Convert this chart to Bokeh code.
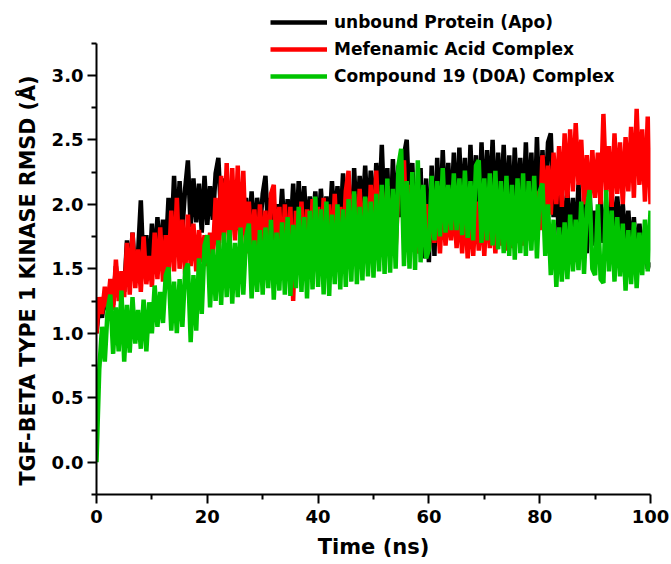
--*--
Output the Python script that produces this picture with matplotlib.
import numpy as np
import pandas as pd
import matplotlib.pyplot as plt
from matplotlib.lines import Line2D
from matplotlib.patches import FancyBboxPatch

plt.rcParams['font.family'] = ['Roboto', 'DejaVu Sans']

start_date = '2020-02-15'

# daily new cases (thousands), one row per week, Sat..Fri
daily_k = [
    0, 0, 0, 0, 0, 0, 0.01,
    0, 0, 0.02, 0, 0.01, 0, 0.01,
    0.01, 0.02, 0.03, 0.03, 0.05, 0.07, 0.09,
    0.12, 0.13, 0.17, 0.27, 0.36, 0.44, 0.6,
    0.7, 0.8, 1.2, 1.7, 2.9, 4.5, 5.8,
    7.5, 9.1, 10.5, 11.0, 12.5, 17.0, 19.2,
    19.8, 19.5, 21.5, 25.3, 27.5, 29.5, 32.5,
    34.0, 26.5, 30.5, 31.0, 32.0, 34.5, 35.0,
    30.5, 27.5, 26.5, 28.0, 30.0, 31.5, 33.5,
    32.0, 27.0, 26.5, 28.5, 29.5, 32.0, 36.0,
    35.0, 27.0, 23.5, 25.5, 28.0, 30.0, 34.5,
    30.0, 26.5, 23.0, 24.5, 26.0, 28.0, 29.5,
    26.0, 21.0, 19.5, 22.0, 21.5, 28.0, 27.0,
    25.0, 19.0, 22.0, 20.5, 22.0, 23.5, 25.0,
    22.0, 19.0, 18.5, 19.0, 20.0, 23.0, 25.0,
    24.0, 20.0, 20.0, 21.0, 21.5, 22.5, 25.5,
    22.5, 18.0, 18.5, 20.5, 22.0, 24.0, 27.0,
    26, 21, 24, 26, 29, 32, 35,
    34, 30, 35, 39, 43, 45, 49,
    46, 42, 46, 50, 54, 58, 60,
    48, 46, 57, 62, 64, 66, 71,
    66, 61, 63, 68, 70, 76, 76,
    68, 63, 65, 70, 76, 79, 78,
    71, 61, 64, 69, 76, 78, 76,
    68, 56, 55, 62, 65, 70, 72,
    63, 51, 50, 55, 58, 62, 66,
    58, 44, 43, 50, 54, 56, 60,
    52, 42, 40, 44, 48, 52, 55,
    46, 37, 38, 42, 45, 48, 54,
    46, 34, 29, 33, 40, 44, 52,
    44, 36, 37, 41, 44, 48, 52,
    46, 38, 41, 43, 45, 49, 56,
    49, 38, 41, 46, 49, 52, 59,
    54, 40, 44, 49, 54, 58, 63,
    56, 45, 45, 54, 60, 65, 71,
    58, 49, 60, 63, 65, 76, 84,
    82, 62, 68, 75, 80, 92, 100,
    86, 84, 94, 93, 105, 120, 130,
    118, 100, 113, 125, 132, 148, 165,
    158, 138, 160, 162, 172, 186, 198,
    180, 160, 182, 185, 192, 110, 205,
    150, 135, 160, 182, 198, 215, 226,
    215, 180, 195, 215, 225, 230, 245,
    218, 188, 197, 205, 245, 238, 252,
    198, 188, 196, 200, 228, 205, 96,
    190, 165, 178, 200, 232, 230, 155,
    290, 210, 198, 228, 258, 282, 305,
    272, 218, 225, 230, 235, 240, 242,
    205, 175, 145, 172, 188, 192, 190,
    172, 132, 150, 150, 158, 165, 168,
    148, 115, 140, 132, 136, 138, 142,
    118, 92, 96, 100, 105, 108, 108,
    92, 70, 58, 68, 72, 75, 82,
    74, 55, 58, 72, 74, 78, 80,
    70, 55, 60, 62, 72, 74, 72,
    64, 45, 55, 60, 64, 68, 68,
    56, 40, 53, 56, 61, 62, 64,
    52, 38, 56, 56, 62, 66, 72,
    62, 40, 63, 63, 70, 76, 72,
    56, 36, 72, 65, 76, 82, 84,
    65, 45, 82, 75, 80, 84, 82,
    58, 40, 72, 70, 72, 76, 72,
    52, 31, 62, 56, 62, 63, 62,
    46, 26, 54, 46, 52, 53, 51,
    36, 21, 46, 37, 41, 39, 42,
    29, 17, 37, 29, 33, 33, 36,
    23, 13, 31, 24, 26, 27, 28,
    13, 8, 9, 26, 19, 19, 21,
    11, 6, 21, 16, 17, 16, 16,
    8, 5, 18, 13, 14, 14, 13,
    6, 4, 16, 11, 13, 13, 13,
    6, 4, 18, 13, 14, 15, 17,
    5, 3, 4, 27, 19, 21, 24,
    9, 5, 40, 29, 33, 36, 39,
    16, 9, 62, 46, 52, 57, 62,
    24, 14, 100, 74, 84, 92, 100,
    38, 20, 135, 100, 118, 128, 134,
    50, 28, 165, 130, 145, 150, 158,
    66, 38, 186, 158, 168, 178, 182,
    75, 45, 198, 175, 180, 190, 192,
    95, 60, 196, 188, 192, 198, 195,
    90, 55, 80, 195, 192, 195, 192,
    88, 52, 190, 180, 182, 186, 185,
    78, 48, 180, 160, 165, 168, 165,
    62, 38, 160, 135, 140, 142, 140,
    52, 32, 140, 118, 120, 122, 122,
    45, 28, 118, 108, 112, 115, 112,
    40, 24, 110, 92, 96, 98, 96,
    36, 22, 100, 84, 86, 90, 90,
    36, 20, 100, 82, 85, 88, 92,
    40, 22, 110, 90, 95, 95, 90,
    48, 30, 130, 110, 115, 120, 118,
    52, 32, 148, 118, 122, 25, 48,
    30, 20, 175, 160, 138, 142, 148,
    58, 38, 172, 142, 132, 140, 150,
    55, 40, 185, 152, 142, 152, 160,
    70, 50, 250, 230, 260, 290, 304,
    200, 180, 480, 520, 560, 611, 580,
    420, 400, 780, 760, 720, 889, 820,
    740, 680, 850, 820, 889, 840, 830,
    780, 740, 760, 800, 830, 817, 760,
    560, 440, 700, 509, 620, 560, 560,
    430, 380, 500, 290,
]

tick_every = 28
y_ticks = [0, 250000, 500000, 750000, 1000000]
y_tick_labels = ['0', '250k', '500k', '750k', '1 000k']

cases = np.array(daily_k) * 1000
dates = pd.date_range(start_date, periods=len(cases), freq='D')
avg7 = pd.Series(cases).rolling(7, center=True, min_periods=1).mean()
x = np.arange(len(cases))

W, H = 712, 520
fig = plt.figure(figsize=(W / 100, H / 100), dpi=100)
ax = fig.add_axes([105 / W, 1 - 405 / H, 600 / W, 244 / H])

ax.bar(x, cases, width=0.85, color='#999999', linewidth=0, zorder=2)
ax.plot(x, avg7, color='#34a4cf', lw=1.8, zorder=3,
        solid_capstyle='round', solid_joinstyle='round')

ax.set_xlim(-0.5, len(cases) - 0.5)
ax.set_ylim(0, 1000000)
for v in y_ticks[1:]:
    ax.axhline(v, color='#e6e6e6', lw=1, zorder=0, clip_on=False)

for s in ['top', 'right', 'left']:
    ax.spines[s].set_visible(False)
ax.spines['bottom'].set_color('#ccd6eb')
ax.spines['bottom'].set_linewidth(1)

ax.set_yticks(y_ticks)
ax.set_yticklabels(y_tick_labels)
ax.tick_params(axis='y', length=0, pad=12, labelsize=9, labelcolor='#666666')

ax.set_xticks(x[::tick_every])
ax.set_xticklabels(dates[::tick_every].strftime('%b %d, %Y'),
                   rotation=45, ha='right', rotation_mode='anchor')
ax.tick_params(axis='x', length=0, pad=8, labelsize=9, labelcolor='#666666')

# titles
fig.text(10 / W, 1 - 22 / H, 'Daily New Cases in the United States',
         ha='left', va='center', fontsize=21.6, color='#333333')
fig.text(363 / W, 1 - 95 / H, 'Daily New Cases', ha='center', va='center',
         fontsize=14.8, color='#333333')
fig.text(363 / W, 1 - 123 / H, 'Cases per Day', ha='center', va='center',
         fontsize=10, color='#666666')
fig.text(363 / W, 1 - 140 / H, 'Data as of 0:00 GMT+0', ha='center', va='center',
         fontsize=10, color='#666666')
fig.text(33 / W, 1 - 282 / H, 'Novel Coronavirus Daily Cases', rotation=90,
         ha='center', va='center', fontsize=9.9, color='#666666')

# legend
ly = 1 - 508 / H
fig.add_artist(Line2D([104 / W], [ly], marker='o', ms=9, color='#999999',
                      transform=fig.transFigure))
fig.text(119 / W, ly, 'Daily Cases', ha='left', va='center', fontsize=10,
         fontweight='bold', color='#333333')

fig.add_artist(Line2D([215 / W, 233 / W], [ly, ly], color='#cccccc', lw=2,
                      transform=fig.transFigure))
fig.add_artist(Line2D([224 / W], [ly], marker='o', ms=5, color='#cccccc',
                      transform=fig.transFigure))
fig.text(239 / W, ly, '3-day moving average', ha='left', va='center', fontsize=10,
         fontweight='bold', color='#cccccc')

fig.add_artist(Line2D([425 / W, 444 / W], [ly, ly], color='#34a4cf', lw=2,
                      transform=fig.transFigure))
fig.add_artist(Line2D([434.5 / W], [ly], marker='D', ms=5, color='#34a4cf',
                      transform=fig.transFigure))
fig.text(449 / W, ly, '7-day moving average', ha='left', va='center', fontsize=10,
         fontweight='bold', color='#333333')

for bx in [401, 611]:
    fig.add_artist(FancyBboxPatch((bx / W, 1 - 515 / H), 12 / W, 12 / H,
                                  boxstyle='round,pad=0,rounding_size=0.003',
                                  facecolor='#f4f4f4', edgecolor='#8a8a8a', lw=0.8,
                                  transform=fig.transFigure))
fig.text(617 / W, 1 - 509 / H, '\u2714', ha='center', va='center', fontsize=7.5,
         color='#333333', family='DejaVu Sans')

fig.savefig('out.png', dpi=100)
--*--
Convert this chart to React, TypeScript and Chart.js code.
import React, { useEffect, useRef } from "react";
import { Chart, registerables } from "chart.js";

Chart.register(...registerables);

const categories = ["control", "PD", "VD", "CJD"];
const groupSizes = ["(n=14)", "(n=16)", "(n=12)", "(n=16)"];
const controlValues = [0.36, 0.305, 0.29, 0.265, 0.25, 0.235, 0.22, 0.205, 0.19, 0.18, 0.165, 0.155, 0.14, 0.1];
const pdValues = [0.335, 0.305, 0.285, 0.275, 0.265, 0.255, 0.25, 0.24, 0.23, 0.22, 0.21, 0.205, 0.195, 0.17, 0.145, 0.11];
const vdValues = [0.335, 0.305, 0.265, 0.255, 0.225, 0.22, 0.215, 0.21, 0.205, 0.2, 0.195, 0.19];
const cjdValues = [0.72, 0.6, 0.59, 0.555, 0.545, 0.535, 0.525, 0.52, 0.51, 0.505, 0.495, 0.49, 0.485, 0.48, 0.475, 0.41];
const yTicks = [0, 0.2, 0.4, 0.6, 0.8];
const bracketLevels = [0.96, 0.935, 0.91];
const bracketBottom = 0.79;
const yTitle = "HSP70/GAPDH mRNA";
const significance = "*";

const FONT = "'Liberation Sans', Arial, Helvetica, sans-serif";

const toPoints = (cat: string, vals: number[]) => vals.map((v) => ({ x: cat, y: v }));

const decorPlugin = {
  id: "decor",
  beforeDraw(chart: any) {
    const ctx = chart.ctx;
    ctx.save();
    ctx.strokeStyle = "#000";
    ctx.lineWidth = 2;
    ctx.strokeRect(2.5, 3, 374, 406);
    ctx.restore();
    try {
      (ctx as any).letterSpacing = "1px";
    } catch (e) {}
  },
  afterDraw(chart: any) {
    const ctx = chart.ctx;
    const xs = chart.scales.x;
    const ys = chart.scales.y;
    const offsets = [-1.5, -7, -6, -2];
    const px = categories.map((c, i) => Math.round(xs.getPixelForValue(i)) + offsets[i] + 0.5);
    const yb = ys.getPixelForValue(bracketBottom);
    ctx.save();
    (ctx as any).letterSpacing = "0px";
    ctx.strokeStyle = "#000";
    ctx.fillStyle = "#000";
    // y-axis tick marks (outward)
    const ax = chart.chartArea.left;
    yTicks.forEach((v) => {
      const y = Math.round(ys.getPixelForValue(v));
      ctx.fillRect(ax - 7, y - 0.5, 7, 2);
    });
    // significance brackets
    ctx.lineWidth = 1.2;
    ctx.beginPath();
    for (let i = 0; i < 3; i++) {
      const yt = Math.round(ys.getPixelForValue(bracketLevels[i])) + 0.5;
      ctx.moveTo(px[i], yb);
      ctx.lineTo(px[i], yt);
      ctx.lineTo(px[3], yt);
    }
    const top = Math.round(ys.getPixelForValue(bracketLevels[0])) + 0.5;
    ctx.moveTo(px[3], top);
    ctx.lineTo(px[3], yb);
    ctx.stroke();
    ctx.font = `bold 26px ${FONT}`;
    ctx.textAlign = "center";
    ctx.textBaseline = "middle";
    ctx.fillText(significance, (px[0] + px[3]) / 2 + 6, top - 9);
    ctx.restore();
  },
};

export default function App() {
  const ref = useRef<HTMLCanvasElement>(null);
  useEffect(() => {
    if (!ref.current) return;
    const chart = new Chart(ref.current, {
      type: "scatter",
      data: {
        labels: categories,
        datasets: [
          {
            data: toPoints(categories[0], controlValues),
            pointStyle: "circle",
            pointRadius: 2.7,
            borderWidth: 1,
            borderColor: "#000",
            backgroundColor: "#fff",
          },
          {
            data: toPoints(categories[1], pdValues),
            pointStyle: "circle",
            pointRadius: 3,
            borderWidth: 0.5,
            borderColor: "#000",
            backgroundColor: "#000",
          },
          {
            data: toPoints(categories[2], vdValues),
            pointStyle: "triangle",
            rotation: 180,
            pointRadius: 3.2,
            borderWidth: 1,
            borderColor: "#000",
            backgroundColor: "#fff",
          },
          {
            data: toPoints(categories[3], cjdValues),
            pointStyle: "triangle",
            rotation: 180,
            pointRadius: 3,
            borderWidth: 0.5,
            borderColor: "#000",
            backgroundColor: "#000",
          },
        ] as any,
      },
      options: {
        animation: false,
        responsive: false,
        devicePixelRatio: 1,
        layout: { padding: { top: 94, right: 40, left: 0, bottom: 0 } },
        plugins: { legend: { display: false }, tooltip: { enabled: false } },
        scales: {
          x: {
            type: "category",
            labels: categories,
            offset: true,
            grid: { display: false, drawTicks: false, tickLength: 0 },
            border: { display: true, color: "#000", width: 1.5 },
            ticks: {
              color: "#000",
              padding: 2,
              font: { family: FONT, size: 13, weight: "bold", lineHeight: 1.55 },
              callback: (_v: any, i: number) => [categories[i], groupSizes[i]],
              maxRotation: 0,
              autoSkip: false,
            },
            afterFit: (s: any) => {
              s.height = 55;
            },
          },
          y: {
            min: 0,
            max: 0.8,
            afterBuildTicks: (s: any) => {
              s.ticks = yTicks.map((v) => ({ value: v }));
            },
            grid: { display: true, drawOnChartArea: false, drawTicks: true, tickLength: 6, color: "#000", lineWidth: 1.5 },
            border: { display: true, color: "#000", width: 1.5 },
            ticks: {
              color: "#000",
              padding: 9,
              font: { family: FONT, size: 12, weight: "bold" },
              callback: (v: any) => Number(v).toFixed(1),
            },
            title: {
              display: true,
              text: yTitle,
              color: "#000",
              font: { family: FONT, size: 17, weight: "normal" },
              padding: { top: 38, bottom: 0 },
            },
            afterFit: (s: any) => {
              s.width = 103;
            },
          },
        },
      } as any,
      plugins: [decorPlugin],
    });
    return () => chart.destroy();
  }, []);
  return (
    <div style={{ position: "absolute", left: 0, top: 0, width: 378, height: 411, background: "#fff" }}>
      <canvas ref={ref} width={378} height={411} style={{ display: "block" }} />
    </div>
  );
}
--*--
Brief:
Pick every line with "code" in it and copy it.

Output:
Convert this chart to Bokeh code.
Convert this chart to React, TypeScript and Chart.js code.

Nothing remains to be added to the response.